Provided data:
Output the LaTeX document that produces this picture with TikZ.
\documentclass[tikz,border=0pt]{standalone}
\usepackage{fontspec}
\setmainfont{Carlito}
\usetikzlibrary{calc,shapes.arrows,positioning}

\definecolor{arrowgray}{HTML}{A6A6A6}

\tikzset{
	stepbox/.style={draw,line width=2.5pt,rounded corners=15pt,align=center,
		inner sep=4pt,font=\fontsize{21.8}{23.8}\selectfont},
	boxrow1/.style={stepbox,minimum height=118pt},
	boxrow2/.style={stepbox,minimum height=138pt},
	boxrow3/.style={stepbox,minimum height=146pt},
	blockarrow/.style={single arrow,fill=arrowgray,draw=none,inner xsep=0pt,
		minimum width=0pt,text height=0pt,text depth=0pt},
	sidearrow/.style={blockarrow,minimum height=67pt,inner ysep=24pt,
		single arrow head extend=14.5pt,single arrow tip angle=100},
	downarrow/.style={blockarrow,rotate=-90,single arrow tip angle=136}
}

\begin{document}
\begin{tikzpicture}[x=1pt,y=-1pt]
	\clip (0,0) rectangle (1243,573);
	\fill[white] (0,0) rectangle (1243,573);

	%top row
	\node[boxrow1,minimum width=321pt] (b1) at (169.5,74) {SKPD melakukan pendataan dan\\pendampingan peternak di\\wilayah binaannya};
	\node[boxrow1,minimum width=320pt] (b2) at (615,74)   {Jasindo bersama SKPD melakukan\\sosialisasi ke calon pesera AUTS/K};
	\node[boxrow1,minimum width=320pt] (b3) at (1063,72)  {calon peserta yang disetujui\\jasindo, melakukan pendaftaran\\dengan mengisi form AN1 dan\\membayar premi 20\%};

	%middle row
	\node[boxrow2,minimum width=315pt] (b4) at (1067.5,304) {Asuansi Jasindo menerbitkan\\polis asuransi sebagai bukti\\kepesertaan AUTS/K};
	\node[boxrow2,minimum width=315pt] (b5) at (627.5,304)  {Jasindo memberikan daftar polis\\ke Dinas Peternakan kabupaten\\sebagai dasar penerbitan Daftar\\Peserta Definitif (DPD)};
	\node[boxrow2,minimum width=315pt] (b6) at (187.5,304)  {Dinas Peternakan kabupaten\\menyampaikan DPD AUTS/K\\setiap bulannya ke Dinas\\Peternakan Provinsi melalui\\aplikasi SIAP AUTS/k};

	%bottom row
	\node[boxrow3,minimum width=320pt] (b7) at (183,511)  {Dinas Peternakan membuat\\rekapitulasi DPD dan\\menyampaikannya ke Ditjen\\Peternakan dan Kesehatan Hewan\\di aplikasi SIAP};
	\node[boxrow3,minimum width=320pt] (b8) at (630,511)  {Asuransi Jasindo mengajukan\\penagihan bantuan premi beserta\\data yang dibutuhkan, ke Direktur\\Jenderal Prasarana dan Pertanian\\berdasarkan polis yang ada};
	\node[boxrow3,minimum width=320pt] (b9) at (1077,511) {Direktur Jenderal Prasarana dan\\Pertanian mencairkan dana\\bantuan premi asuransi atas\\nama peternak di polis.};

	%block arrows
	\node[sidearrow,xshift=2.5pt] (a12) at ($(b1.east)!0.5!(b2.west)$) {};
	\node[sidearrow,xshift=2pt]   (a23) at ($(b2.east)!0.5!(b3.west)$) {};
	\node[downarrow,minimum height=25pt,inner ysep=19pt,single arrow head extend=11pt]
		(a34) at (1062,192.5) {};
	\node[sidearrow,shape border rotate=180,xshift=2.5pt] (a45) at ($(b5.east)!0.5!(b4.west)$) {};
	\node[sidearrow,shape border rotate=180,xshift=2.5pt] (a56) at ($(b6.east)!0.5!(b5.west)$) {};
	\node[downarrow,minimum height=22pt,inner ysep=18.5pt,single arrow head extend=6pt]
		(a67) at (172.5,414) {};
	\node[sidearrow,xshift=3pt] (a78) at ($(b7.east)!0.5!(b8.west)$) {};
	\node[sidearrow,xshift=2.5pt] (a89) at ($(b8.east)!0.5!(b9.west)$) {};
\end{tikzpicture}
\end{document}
...
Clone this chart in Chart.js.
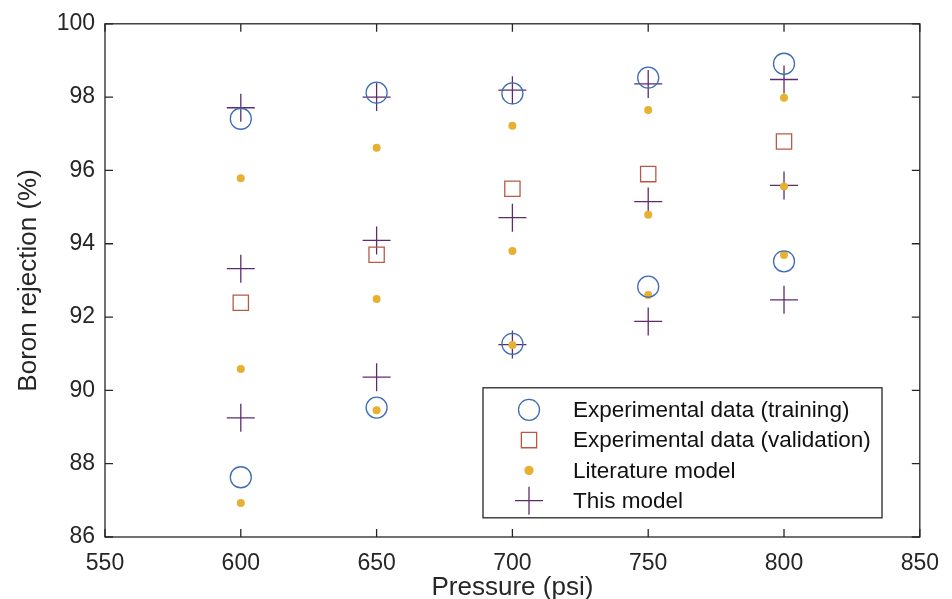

Requirement:
Print exactly the lines from the line with "Output the LaTeX" to the line with "width=320pt] (b3) at", both included, and nothing else.

Expected answer:
Output the LaTeX document that produces this picture with TikZ.
\documentclass[tikz,border=0pt]{standalone}
\usepackage{fontspec}
\setmainfont{Carlito}
\usetikzlibrary{calc,shapes.arrows,positioning}

\definecolor{arrowgray}{HTML}{A6A6A6}

\tikzset{
	stepbox/.style={draw,line width=2.5pt,rounded corners=15pt,align=center,
		inner sep=4pt,font=\fontsize{21.8}{23.8}\selectfont},
	boxrow1/.style={stepbox,minimum height=118pt},
	boxrow2/.style={stepbox,minimum height=138pt},
	boxrow3/.style={stepbox,minimum height=146pt},
	blockarrow/.style={single arrow,fill=arrowgray,draw=none,inner xsep=0pt,
		minimum width=0pt,text height=0pt,text depth=0pt},
	sidearrow/.style={blockarrow,minimum height=67pt,inner ysep=24pt,
		single arrow head extend=14.5pt,single arrow tip angle=100},
	downarrow/.style={blockarrow,rotate=-90,single arrow tip angle=136}
}

\begin{document}
\begin{tikzpicture}[x=1pt,y=-1pt]
	\clip (0,0) rectangle (1243,573);
	\fill[white] (0,0) rectangle (1243,573);

	%top row
	\node[boxrow1,minimum width=321pt] (b1) at (169.5,74) {SKPD melakukan pendataan dan\\pendampingan peternak di\\wilayah binaannya};
	\node[boxrow1,minimum width=320pt] (b2) at (615,74)   {Jasindo bersama SKPD melakukan\\sosialisasi ke calon pesera AUTS/K};
	\node[boxrow1,minimum width=320pt] (b3) at (1063,72)  {calon peserta yang disetujui\\jasindo, melakukan pendaftaran\\dengan mengisi form AN1 dan\\membayar premi 20\%};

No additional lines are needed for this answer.